There is no specificity, as the kinds of cancer seem to change at random between the rodent studies. First it’s in the blood, then it’s the kidneys, then lungs. These don’t make a lot of sense to me. The comparison case is lung cancer from smoking. Smoking is very strongly associated with lung cancer, and for obvious mechanistic reasons, and not much associated with other cancers. That’s the kind of pattern we would expect unless we somehow think that aspartame increases the likelihood of all kinds of cancers despite being processed in the small intestines.

Dose-response curve? Yes, we do see these in the rodent studies, with some noise.

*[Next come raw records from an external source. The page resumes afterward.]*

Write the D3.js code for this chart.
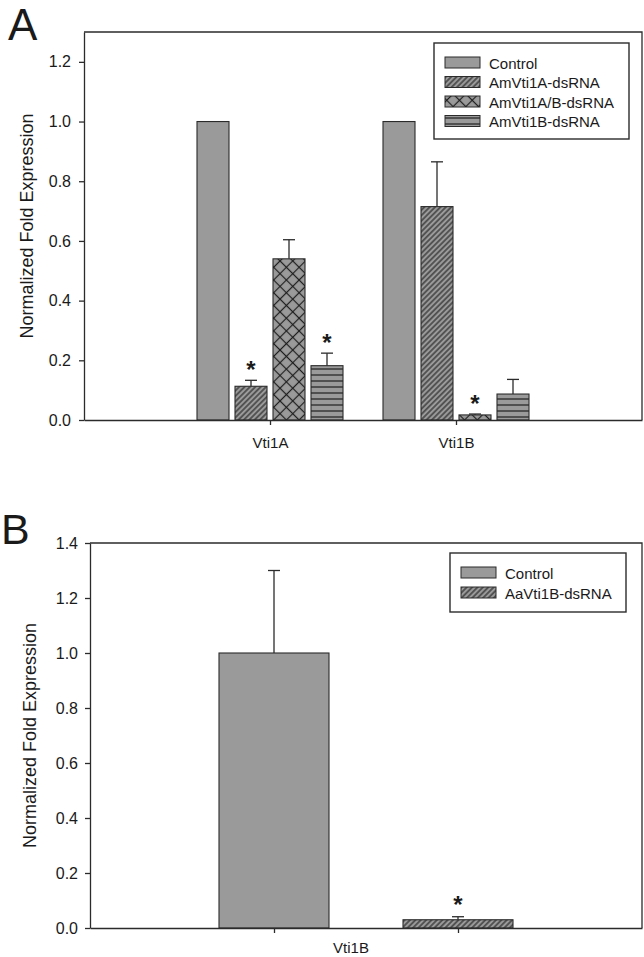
<!DOCTYPE html>
<html>
<head>
<meta charset="utf-8">
<script src="https://cdn.jsdelivr.net/npm/d3@7"></script>
<style>
  body { margin: 0; background: #fff; }
  text { font-family: "Liberation Sans", Arial, sans-serif; fill: #1a1a1a; }
</style>
</head>
<body>
<script>
// Panel A data: two genes, four treatments each
var groupsA = ["Vti1A", "Vti1B"];
var seriesA = ["Control", "AmVti1A-dsRNA", "AmVti1A/B-dsRNA", "AmVti1B-dsRNA"];
// one row per gene, one column per treatment
var valuesA = [[1.0, 0.113, 0.54, 0.182], [1.0, 0.715, 0.017, 0.087]];
var errorsA = [[0, 0.02, 0.064, 0.042], [0, 0.15, 0.003, 0.049]];
var starsA = [[false, true, false, true], [false, false, true, false]];
var ticksA = [0, 0.2, 0.4, 0.6, 0.8, 1.0, 1.2];

// Panel B data: one gene, two treatments
var groupB = "Vti1B";
var seriesB = ["Control", "AaVti1B-dsRNA"];
var valuesB = [1.0, 0.03];
var errorsB = [0.3, 0.011];
var starsB = [false, true];
var ticksB = [0, 0.2, 0.4, 0.6, 0.8, 1.0, 1.2, 1.4];

var svg_width = 644;
var svg_height = 957;
var ink = "#2b2b2b";
var gray = "#9a9a9a";

var svg = d3.select("body")
    .append("svg")
    .attr("width", svg_width)
    .attr("height", svg_height);

// hatch patterns, SigmaPlot style
var defs = svg.append("defs");

var diag = defs.append("pattern")
    .attr("id", "diag")
    .attr("patternUnits", "userSpaceOnUse")
    .attr("width", 3.8).attr("height", 3.8)
    .attr("patternTransform", "rotate(45)");
diag.append("rect").attr("width", 3.8).attr("height", 3.8).attr("fill", gray);
diag.append("line").attr("x1", 1.9).attr("x2", 1.9).attr("y1", 0).attr("y2", 3.8)
    .attr("stroke", "#1e1e1e").attr("stroke-width", 1.1);

var cross = defs.append("pattern")
    .attr("id", "cross")
    .attr("patternUnits", "userSpaceOnUse")
    .attr("width", 9).attr("height", 9)
    .attr("patternTransform", "rotate(45)");
cross.append("rect").attr("width", 9).attr("height", 9).attr("fill", gray);
cross.append("line").attr("x1", 4.5).attr("x2", 4.5).attr("y1", 0).attr("y2", 9)
    .attr("stroke", "#1e1e1e").attr("stroke-width", 1.2);
cross.append("line").attr("x1", 0).attr("x2", 9).attr("y1", 4.5).attr("y2", 4.5)
    .attr("stroke", "#1e1e1e").attr("stroke-width", 1.2);

var horiz = defs.append("pattern")
    .attr("id", "horiz")
    .attr("patternUnits", "userSpaceOnUse")
    .attr("width", 6).attr("height", 6);
horiz.append("rect").attr("width", 6).attr("height", 6).attr("fill", gray);
horiz.append("line").attr("x1", 0).attr("x2", 6).attr("y1", 3).attr("y2", 3)
    .attr("stroke", "#1e1e1e").attr("stroke-width", 1.2);

var fillA = [gray, "url(#diag)", "url(#cross)", "url(#horiz)"];
var fillB = [gray, "url(#diag)"];

// frame + y axis, shared by both panels
function drawFrame(box, y, ticks, pad, titleX) {
    var yAxis = svg.append("g")
        .attr("transform", "translate(" + box.left + ",0)")
        .call(d3.axisLeft(y).tickValues(ticks).tickFormat(d3.format(".1f"))
            .tickSize(5).tickSizeOuter(0).tickPadding(pad));
    yAxis.selectAll("path, line").attr("stroke", ink).attr("stroke-width", 1.3);
    yAxis.selectAll("text").attr("font-size", "16px").attr("fill", "#1a1a1a")
        .attr("font-family", "Liberation Sans, Arial, sans-serif");

    // top and right edges of the box
    svg.append("path")
        .attr("d", "M" + box.left + "," + box.top + "H" + box.right + "V" + box.bottom)
        .attr("fill", "none").attr("stroke", ink).attr("stroke-width", 1.3);

    svg.append("text")
        .attr("transform", "translate(" + titleX + "," + (box.top + box.bottom) / 2 + ") rotate(-90)")
        .attr("text-anchor", "middle")
        .attr("font-size", "18px")
        .text("Normalized Fold Expression");
}

function drawLegend(x, y, w, h, names, fills, rowGap) {
    var lg = svg.append("g").attr("transform", "translate(" + x + "," + y + ")");
    lg.append("rect").attr("width", w).attr("height", h)
        .attr("fill", "#fff").attr("stroke", ink).attr("stroke-width", 1.4);
    names.forEach(function(name, i) {
        lg.append("rect")
            .attr("x", 11).attr("y", 14 + i * rowGap)
            .attr("width", 35).attr("height", 11)
            .attr("fill", fills[i]).attr("stroke", ink).attr("stroke-width", 1);
        lg.append("text")
            .attr("x", 55).attr("y", 25.5 + i * rowGap)
            .attr("font-size", "15px")
            .text(name);
    });
}

function drawStar(x, yTop) {
    svg.append("text")
        .attr("x", x).attr("y", yTop + 8)
        .attr("text-anchor", "middle")
        .attr("font-size", "24px")
        .attr("font-weight", "bold")
        .text("*");
}

function drawErr(x, y0, y1) {
    svg.append("line").attr("x1", x).attr("x2", x).attr("y1", y0).attr("y2", y1)
        .attr("stroke", ink).attr("stroke-width", 1.3);
    svg.append("line").attr("x1", x - 6).attr("x2", x + 6).attr("y1", y1).attr("y2", y1)
        .attr("stroke", ink).attr("stroke-width", 1.3);
}

// ---------------- Panel A ----------------
var boxA = { left: 84, right: 642, top: 32, bottom: 420 };
var xA = d3.scalePoint().domain(groupsA).range([boxA.left, boxA.right]).padding(1);
var barA = d3.scaleBand().domain(seriesA).range([-73, 73]).paddingInner(0.158);
var yA = d3.scaleLinear().domain([0, 1.3]).range([boxA.bottom, boxA.top]);

svg.append("text").attr("x", 8).attr("y", 40).attr("font-size", "44px").text("A");

groupsA.forEach(function(g, gi) {
    seriesA.forEach(function(s, si) {
        var v = valuesA[gi][si];
        var e = errorsA[gi][si];
        var bx = xA(g) + barA(s);
        var cx = bx + barA.bandwidth() / 2;
        if (e > 0) drawErr(cx, yA(v), yA(v + e));
        svg.append("rect")
            .attr("x", bx).attr("y", yA(v))
            .attr("width", barA.bandwidth())
            .attr("height", yA(0) - yA(v))
            .attr("fill", fillA[si])
            .attr("stroke", ink).attr("stroke-width", 1.1);
        if (starsA[gi][si]) drawStar(cx, yA(v + e) - 10);
    });
});

var xAxisA = svg.append("g")
    .attr("transform", "translate(0," + boxA.bottom + ")")
    .call(d3.axisBottom(xA).tickSize(5).tickSizeOuter(0).tickPadding(12));
xAxisA.selectAll("path, line").attr("stroke", ink).attr("stroke-width", 1.3);
xAxisA.selectAll("text").attr("font-size", "15px").attr("fill", "#1a1a1a")
    .attr("font-family", "Liberation Sans, Arial, sans-serif");

drawFrame(boxA, yA, ticksA, 8, 33);
drawLegend(434, 43, 195, 96, seriesA, fillA, 19.5);

// ---------------- Panel B ----------------
var boxB = { left: 90, right: 642, top: 543, bottom: 928 };
var xB = d3.scalePoint().domain(seriesB).range([boxB.left, boxB.right]).padding(1);
var yB = d3.scaleLinear().domain([0, 1.4]).range([boxB.bottom, boxB.top]);
var barWB = 110;

svg.append("text").attr("x", 1).attr("y", 544).attr("font-size", "43px").text("B");

seriesB.forEach(function(s, si) {
    var v = valuesB[si];
    var e = errorsB[si];
    var cx = xB(s);
    drawErr(cx, yB(v), yB(v + e));
    svg.append("rect")
        .attr("x", cx - barWB / 2).attr("y", yB(v))
        .attr("width", barWB)
        .attr("height", yB(0) - yB(v))
        .attr("fill", fillB[si])
        .attr("stroke", ink).attr("stroke-width", 1.1);
    if (starsB[si]) drawStar(cx, yB(v + e) - 12);
});

var xAxisB = svg.append("g")
    .attr("transform", "translate(0," + boxB.bottom + ")")
    .call(d3.axisBottom(xB).tickSize(5).tickSizeOuter(0).tickFormat(""));
xAxisB.selectAll("path, line").attr("stroke", ink).attr("stroke-width", 1.3);

// the single gene label sits a little left of the middle in the original
svg.append("text")
    .attr("x", d3.mean(xB.range()) - 15)
    .attr("y", boxB.bottom + 25)
    .attr("text-anchor", "middle")
    .attr("font-size", "15px")
    .text(groupB);

drawFrame(boxB, yB, ticksB, 7, 36);
drawLegend(450, 553, 176, 59, seriesB, fillB, 20);
</script>
</body>
</html>
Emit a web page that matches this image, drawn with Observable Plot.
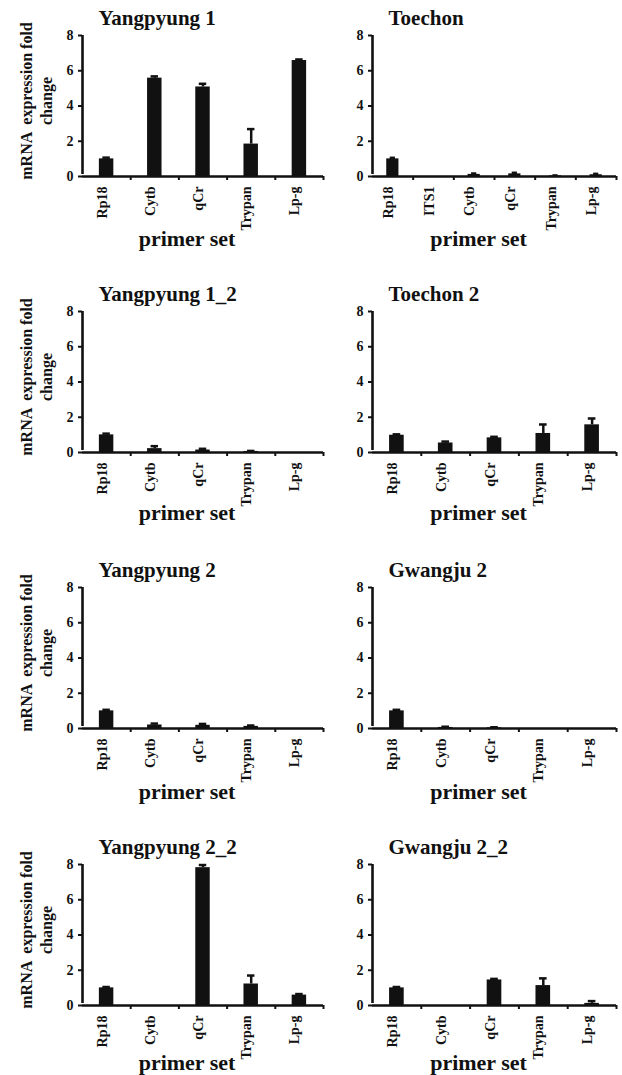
<!DOCTYPE html>
<html>
<head>
<meta charset="utf-8">
<script src="https://cdn.jsdelivr.net/npm/d3@7"></script>
<script src="https://cdn.jsdelivr.net/npm/@observablehq/plot@0.6"></script>
<style>
  html, body { margin: 0; padding: 0; background: #fff; overflow: hidden; }
  #chart { position: relative; width: 622px; height: 1075px; overflow: hidden; background: #fff; }
  #chart svg { position: absolute; background: transparent; overflow: visible; }
</style>
</head>
<body>
<div id="chart"></div>
<script>
// ---------- data ----------
const primers5 = ["Rp18", "Cytb", "qCr", "Trypan", "Lp-g"];
const primers6 = ["Rp18", "ITS1", "Cytb", "qCr", "Trypan", "Lp-g"];

const titles = ["Yangpyung 1", "Toechon", "Yangpyung 1_2", "Toechon 2",
                "Yangpyung 2", "Gwangju 2", "Yangpyung 2_2", "Gwangju 2_2"];

const yangpyung1     = [1.00, 5.58, 5.08, 1.84, 6.58];
const yangpyung1Err  = [0.07, 0.10, 0.18, 0.85, 0.06];
const toechon        = [1.00, 0.00, 0.12, 0.15, 0.04, 0.10];
const toechonErr     = [0.06, 0.00, 0.05, 0.06, 0.02, 0.05];
const yangpyung1_2   = [1.00, 0.22, 0.14, 0.06, 0.00];
const yangpyung1_2Err= [0.07, 0.14, 0.07, 0.03, 0.00];
const toechon2       = [0.98, 0.54, 0.83, 1.08, 1.57];
const toechon2Err    = [0.05, 0.08, 0.06, 0.51, 0.36];
const yangpyung2     = [1.00, 0.20, 0.18, 0.12, 0.00];
const yangpyung2Err  = [0.06, 0.08, 0.08, 0.05, 0.00];
const gwangju2       = [1.00, 0.06, 0.04, 0.00, 0.00];
const gwangju2Err    = [0.06, 0.04, 0.03, 0.00, 0.00];
const yangpyung2_2   = [1.00, 0.00, 7.82, 1.22, 0.59];
const yangpyung2_2Err= [0.05, 0.00, 0.15, 0.48, 0.06];
const gwangju2_2     = [1.00, 0.00, 1.45, 1.13, 0.12];
const gwangju2_2Err  = [0.05, 0.00, 0.06, 0.41, 0.13];

const yTicks = [0, 2, 4, 6, 8];
const yDomain = [0, 8];
const yLabel = "mRNA  expression fold\nchange";
const xLabel = "primer set";

const panels = [
  {title: titles[0], cats: primers5, values: yangpyung1,   errors: yangpyung1Err},
  {title: titles[1], cats: primers6, values: toechon,      errors: toechonErr},
  {title: titles[2], cats: primers5, values: yangpyung1_2, errors: yangpyung1_2Err},
  {title: titles[3], cats: primers5, values: toechon2,     errors: toechon2Err},
  {title: titles[4], cats: primers5, values: yangpyung2,   errors: yangpyung2Err},
  {title: titles[5], cats: primers5, values: gwangju2,     errors: gwangju2Err},
  {title: titles[6], cats: primers5, values: yangpyung2_2, errors: yangpyung2_2Err},
  {title: titles[7], cats: primers5, values: gwangju2_2,   errors: gwangju2_2Err}
];

// ---------- layout ----------
const rowTops = [35, 311, 587, 864];
const xLabelOffset = [69, 67, 70, 64];
const cols = [
  {left: 0,   width: 330, marginLeft: 82, marginRight: 7},
  {left: 300, width: 322, marginLeft: 72, marginRight: 6}
];
const marginTop = 35, innerH = 141, marginBottom = 80;
const ink = "#111";
const font = "'Liberation Serif', 'Times New Roman', Times, serif";

const chart = document.getElementById("chart");

panels.forEach((p, i) => {
  const col = cols[i % 2];
  const row = Math.floor(i / 2);
  const data = p.cats.map((c, j) => ({cat: c, v: p.values[j], e: p.errors[j]}));
  const errData = data.filter(d => d.e > 0);
  const n = p.cats.length;
  const innerW = col.width - col.marginLeft - col.marginRight;
  const step = innerW / n;

  const marks = [
    Plot.barY(data, {x: "cat", y: "v", fill: ink}),
    Plot.ruleX(errData, {x: "cat", y1: "v", y2: d => d.v + d.e, stroke: ink, strokeWidth: 2.5}),
    Plot.tickY(errData, {x: "cat", y: d => d.v + d.e, stroke: ink, strokeWidth: 2.5, insetLeft: 3.5, insetRight: 3.5}),
    // x axis line
    Plot.ruleY([yDomain[0]], {stroke: ink, strokeWidth: 2.6}),
    // y axis line
    Plot.ruleX([p.cats[0]], {y1: yDomain[0], y2: yDomain[1], dx: -step / 2, insetTop: -2, stroke: ink, strokeWidth: 2.6}),
    // x boundary ticks
    Plot.ruleX(p.cats.slice(1), {dx: -step / 2, insetTop: innerH, insetBottom: -4, stroke: ink, strokeWidth: 2}),
    Plot.ruleX([p.cats[n - 1]], {dx: step / 2, insetTop: innerH, insetBottom: -4, stroke: ink, strokeWidth: 2}),
    // y ticks and labels
    Plot.ruleY(yTicks, {insetLeft: -4, insetRight: innerW, stroke: ink, strokeWidth: 2}),
    Plot.text(yTicks, {y: d => d, frameAnchor: "left", textAnchor: "end", dx: -9, fontSize: 14, fill: ink}),
    // x tick labels
    Plot.text(p.cats, {x: d => d, frameAnchor: "bottom", rotate: -90, textAnchor: "end", dy: 10, fontSize: 14, fill: ink}),
    // title
    Plot.text([p.title], {frameAnchor: "top-left", textAnchor: "start", lineAnchor: "bottom", dx: 16, dy: -11, fontSize: 21, fill: ink}),
    // x label
    Plot.text([xLabel], {frameAnchor: "bottom", textAnchor: "middle", lineAnchor: "bottom", dx: -16, dy: xLabelOffset[row], fontSize: 22, fill: ink})
  ];
  if (i % 2 === 0) {
    marks.push(Plot.text([yLabel], {frameAnchor: "left", textAnchor: "middle", rotate: -90, dx: -47, dy: -5, fontSize: 16, lineHeight: 1.25, fill: ink}));
  }

  const svg = Plot.plot({
    width: col.width,
    height: marginTop + innerH + marginBottom,
    marginTop, marginBottom,
    marginLeft: col.marginLeft,
    marginRight: col.marginRight,
    x: {domain: p.cats, paddingInner: 0.7, paddingOuter: 0.35, round: false, axis: null},
    y: {domain: yDomain, axis: null},
    style: {fontFamily: font, fontWeight: "bold", color: ink, background: "transparent", overflow: "visible"},
    marks
  });
  svg.style.left = col.left + "px";
  svg.style.top = (rowTops[row] - marginTop) + "px";
  svg.style.maxWidth = "none";
  chart.appendChild(svg);
});
</script>
</body>
</html>
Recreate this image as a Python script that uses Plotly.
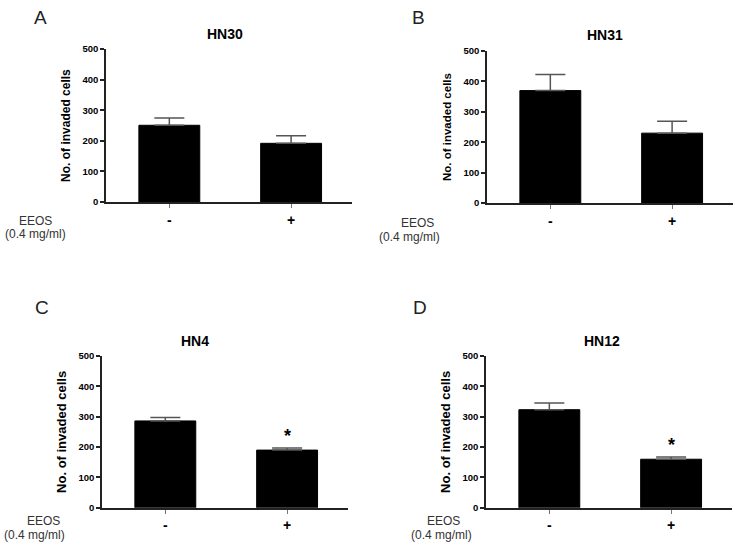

Plausibility? There isn’t any.

Coherence? There’s no coherence between the epidemiological, human studies and the rodent studies. Now, we could ad hoc hypothesize that humans are somehow immune to this problem, but why would that be? Artificial sweeteners are new, so humans haven’t evolved some protection against them. Possibly, some other quirk of human metabolism protects us, but which one? Also we don’t even care if rodents get cancer from aspartame if this is unrelated to human cancers.

Conclusions

Overall I don’t think there’s much need to worry about the recent reclassification as “possibly carcinogenic”. Clearly, science is being silly as usual. Aspartame is consumed in massive quantities worldwide. It is in every government’s interest to sponsor a large, pre-registered, open source study to end this debate. But why hasn’t this been done? It seems like this should have been done already decades ago.